>> Begin

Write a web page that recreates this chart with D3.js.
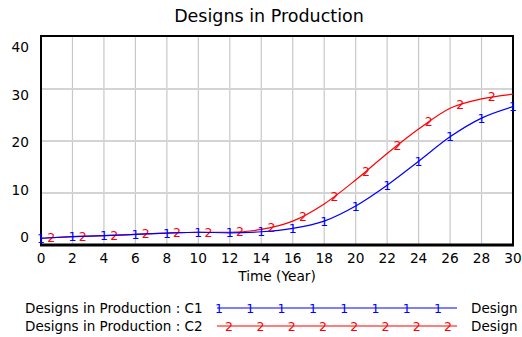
<!DOCTYPE html>
<html>
<head>
<meta charset="utf-8">
<script src="https://cdn.jsdelivr.net/npm/d3@7"></script>
<style>
  body { margin: 0; background: #fff; }
  svg { display: block; font-family: "DejaVu Sans", sans-serif; }
</style>
</head>
<body>
<div id="chart"></div>
<script>
// values
var years = [0, 2, 4, 6, 8, 10, 12, 14, 16, 18, 20, 22, 24, 26, 28, 30];
var c1 = [1.3, 1.6, 1.8, 2.05, 2.3, 2.45, 2.35, 2.55, 3.2, 4.6, 7.5, 11.5, 16.1, 20.8, 24.4, 26.6];
var c2 = [1.3, 1.6, 1.8, 2.05, 2.3, 2.45, 2.45, 3.0, 4.6, 7.9, 12.5, 17.6, 22.3, 26.3, 28.1, 29.0];
var xTicks = d3.range(0, 31, 2);
var yTicks = [0, 10, 20, 30, 40];
var seriesNames = ["Designs in Production : C1", "Designs in Production : C2"];
var seriesColors = ["#0000ff", "#ff0000"];
var markerChars = ["1", "2"];
var markerOffset = [0, 0.65];

var width = 522, height = 337;
var svg = d3.select("#chart").append("svg")
    .attr("width", width)
    .attr("height", height);

var x = d3.scaleLinear().domain([0, 30]).range([41, 513]);
var y = d3.scaleLinear().domain([0, 40]).range([245, 37]);
// vensim puts the y labels slightly off the grid lines
var yLab = d3.scaleLinear().domain([0, 40]).range([237, 47]);

svg.append("text")
    .attr("x", 269).attr("y", 22)
    .attr("text-anchor", "middle")
    .attr("font-size", 17.5)
    .text("Designs in Production");

// grid
svg.append("g").selectAll("line").data(xTicks.slice(1, -1)).enter().append("line")
    .attr("x1", d => x(d)).attr("x2", d => x(d))
    .attr("y1", y(40)).attr("y2", y(0))
    .attr("stroke", "#c8c8c8").attr("stroke-width", 1.2);
svg.append("g").selectAll("line").data(yTicks.slice(1, -1)).enter().append("line")
    .attr("x1", x(0)).attr("x2", x(30))
    .attr("y1", d => y(d)).attr("y2", d => y(d))
    .attr("stroke", "#d4d4d4").attr("stroke-width", 2);

// frame
svg.append("rect")
    .attr("x", x(0)).attr("y", y(40) - 1)
    .attr("width", x(30) - x(0)).attr("height", y(0) - y(40) + 1)
    .attr("fill", "none").attr("stroke", "#000").attr("stroke-width", 2);
svg.append("line")
    .attr("x1", x(0) - 1).attr("x2", x(30) + 1)
    .attr("y1", y(0)).attr("y2", y(0))
    .attr("stroke", "#000").attr("stroke-width", 3);

// tick labels
svg.append("g").selectAll("text").data(xTicks).enter().append("text")
    .attr("x", d => x(d)).attr("y", 263)
    .attr("text-anchor", "middle").attr("font-size", 13.7)
    .text(d => d);
svg.append("g").selectAll("text").data(yTicks).enter().append("text")
    .attr("x", 29).attr("y", d => yLab(d) + 5)
    .attr("text-anchor", "end").attr("font-size", 13.7)
    .text(d => d);
svg.append("text")
    .attr("x", 277).attr("y", 281)
    .attr("text-anchor", "middle").attr("font-size", 13.7)
    .text("Time (Year)");

var line = d3.line()
    .x(d => x(d[0])).y(d => y(d[1]))
    .curve(d3.curveMonotoneX);

var series = [c1, c2];
// draw C2 first so C1 sits on top where they coincide
[1, 0].forEach(function(i) {
    var pts = years.map((t, k) => [t, series[i][k]]);
    var path = svg.append("path")
        .datum(pts)
        .attr("d", line)
        .attr("fill", "none")
        .attr("stroke", seriesColors[i])
        .attr("stroke-width", 1.2);

    // markers along the curve every 2 years
    var node = path.node(), total = node.getTotalLength();
    function pointAtX(px) {
        var lo = 0, hi = total;
        for (var it = 0; it < 30; it++) {
            var mid = (lo + hi) / 2;
            if (node.getPointAtLength(mid).x < px) lo = mid; else hi = mid;
        }
        return node.getPointAtLength(lo);
    }
    var mt = d3.range(markerOffset[i], 30.01, 2);
    svg.append("g").selectAll("text").data(mt).enter().append("text")
        .attr("x", d => x(d))
        .attr("y", d => pointAtX(x(d)).y + 4.5)
        .attr("text-anchor", "middle")
        .attr("font-size", 12.5)
        .attr("fill", seriesColors[i])
        .text(markerChars[i]);
});

// legend
var legY = [308, 326];
var legLine = d3.scaleLinear().domain([0, 1]).range([217, 457]);
var legMark = d3.scaleLinear().domain([0, 7]).range([219, 438]);
seriesNames.forEach(function(name, i) {
    svg.append("text")
        .attr("x", 25).attr("y", legY[i] + 5)
        .attr("font-size", 13.5)
        .text(name);
    svg.append("line")
        .attr("x1", legLine(0)).attr("x2", legLine(1))
        .attr("y1", legY[i]).attr("y2", legY[i])
        .attr("stroke", seriesColors[i]).attr("stroke-width", 1.2);
    svg.append("g").selectAll("text").data(d3.range(8)).enter().append("text")
        .attr("x", d => legMark(d) + markerOffset[i] * 15.5)
        .attr("y", legY[i] + 4.5)
        .attr("text-anchor", "middle")
        .attr("font-size", 12.5)
        .attr("fill", seriesColors[i])
        .text(markerChars[i]);
    svg.append("text")
        .attr("x", 471).attr("y", legY[i] + 5)
        .attr("font-size", 13.5)
        .text("Design");
});
</script>
</body>
</html>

>> End

■ JOB
Reproduce the whole listing above word for word, but not its pictures.

■ FINAL RESULT
Write a web page that recreates this chart with D3.js.
<!DOCTYPE html>
<html>
<head>
<meta charset="utf-8">
<script src="https://cdn.jsdelivr.net/npm/d3@7"></script>
<style>
  body { margin: 0; background: #fff; }
  svg { display: block; font-family: "DejaVu Sans", sans-serif; }
</style>
</head>
<body>
<div id="chart"></div>
<script>
// values
var years = [0, 2, 4, 6, 8, 10, 12, 14, 16, 18, 20, 22, 24, 26, 28, 30];
var c1 = [1.3, 1.6, 1.8, 2.05, 2.3, 2.45, 2.35, 2.55, 3.2, 4.6, 7.5, 11.5, 16.1, 20.8, 24.4, 26.6];
var c2 = [1.3, 1.6, 1.8, 2.05, 2.3, 2.45, 2.45, 3.0, 4.6, 7.9, 12.5, 17.6, 22.3, 26.3, 28.1, 29.0];
var xTicks = d3.range(0, 31, 2);
var yTicks = [0, 10, 20, 30, 40];
var seriesNames = ["Designs in Production : C1", "Designs in Production : C2"];
var seriesColors = ["#0000ff", "#ff0000"];
var markerChars = ["1", "2"];
var markerOffset = [0, 0.65];

var width = 522, height = 337;
var svg = d3.select("#chart").append("svg")
    .attr("width", width)
    .attr("height", height);

var x = d3.scaleLinear().domain([0, 30]).range([41, 513]);
var y = d3.scaleLinear().domain([0, 40]).range([245, 37]);
// vensim puts the y labels slightly off the grid lines
var yLab = d3.scaleLinear().domain([0, 40]).range([237, 47]);

svg.append("text")
    .attr("x", 269).attr("y", 22)
    .attr("text-anchor", "middle")
    .attr("font-size", 17.5)
    .text("Designs in Production");

// grid
svg.append("g").selectAll("line").data(xTicks.slice(1, -1)).enter().append("line")
    .attr("x1", d => x(d)).attr("x2", d => x(d))
    .attr("y1", y(40)).attr("y2", y(0))
    .attr("stroke", "#c8c8c8").attr("stroke-width", 1.2);
svg.append("g").selectAll("line").data(yTicks.slice(1, -1)).enter().append("line")
    .attr("x1", x(0)).attr("x2", x(30))
    .attr("y1", d => y(d)).attr("y2", d => y(d))
    .attr("stroke", "#d4d4d4").attr("stroke-width", 2);

// frame
svg.append("rect")
    .attr("x", x(0)).attr("y", y(40) - 1)
    .attr("width", x(30) - x(0)).attr("height", y(0) - y(40) + 1)
    .attr("fill", "none").attr("stroke", "#000").attr("stroke-width", 2);
svg.append("line")
    .attr("x1", x(0) - 1).attr("x2", x(30) + 1)
    .attr("y1", y(0)).attr("y2", y(0))
    .attr("stroke", "#000").attr("stroke-width", 3);

// tick labels
svg.append("g").selectAll("text").data(xTicks).enter().append("text")
    .attr("x", d => x(d)).attr("y", 263)
    .attr("text-anchor", "middle").attr("font-size", 13.7)
    .text(d => d);
svg.append("g").selectAll("text").data(yTicks).enter().append("text")
    .attr("x", 29).attr("y", d => yLab(d) + 5)
    .attr("text-anchor", "end").attr("font-size", 13.7)
    .text(d => d);
svg.append("text")
    .attr("x", 277).attr("y", 281)
    .attr("text-anchor", "middle").attr("font-size", 13.7)
    .text("Time (Year)");

var line = d3.line()
    .x(d => x(d[0])).y(d => y(d[1]))
    .curve(d3.curveMonotoneX);

var series = [c1, c2];
// draw C2 first so C1 sits on top where they coincide
[1, 0].forEach(function(i) {
    var pts = years.map((t, k) => [t, series[i][k]]);
    var path = svg.append("path")
        .datum(pts)
        .attr("d", line)
        .attr("fill", "none")
        .attr("stroke", seriesColors[i])
        .attr("stroke-width", 1.2);

    // markers along the curve every 2 years
    var node = path.node(), total = node.getTotalLength();
    function pointAtX(px) {
        var lo = 0, hi = total;
        for (var it = 0; it < 30; it++) {
            var mid = (lo + hi) / 2;
            if (node.getPointAtLength(mid).x < px) lo = mid; else hi = mid;
        }
        return node.getPointAtLength(lo);
    }
    var mt = d3.range(markerOffset[i], 30.01, 2);
    svg.append("g").selectAll("text").data(mt).enter().append("text")
        .attr("x", d => x(d))
        .attr("y", d => pointAtX(x(d)).y + 4.5)
        .attr("text-anchor", "middle")
        .attr("font-size", 12.5)
        .attr("fill", seriesColors[i])
        .text(markerChars[i]);
});

// legend
var legY = [308, 326];
var legLine = d3.scaleLinear().domain([0, 1]).range([217, 457]);
var legMark = d3.scaleLinear().domain([0, 7]).range([219, 438]);
seriesNames.forEach(function(name, i) {
    svg.append("text")
        .attr("x", 25).attr("y", legY[i] + 5)
        .attr("font-size", 13.5)
        .text(name);
    svg.append("line")
        .attr("x1", legLine(0)).attr("x2", legLine(1))
        .attr("y1", legY[i]).attr("y2", legY[i])
        .attr("stroke", seriesColors[i]).attr("stroke-width", 1.2);
    svg.append("g").selectAll("text").data(d3.range(8)).enter().append("text")
        .attr("x", d => legMark(d) + markerOffset[i] * 15.5)
        .attr("y", legY[i] + 4.5)
        .attr("text-anchor", "middle")
        .attr("font-size", 12.5)
        .attr("fill", seriesColors[i])
        .text(markerChars[i]);
    svg.append("text")
        .attr("x", 471).attr("y", legY[i] + 5)
        .attr("font-size", 13.5)
        .text("Design");
});
</script>
</body>
</html>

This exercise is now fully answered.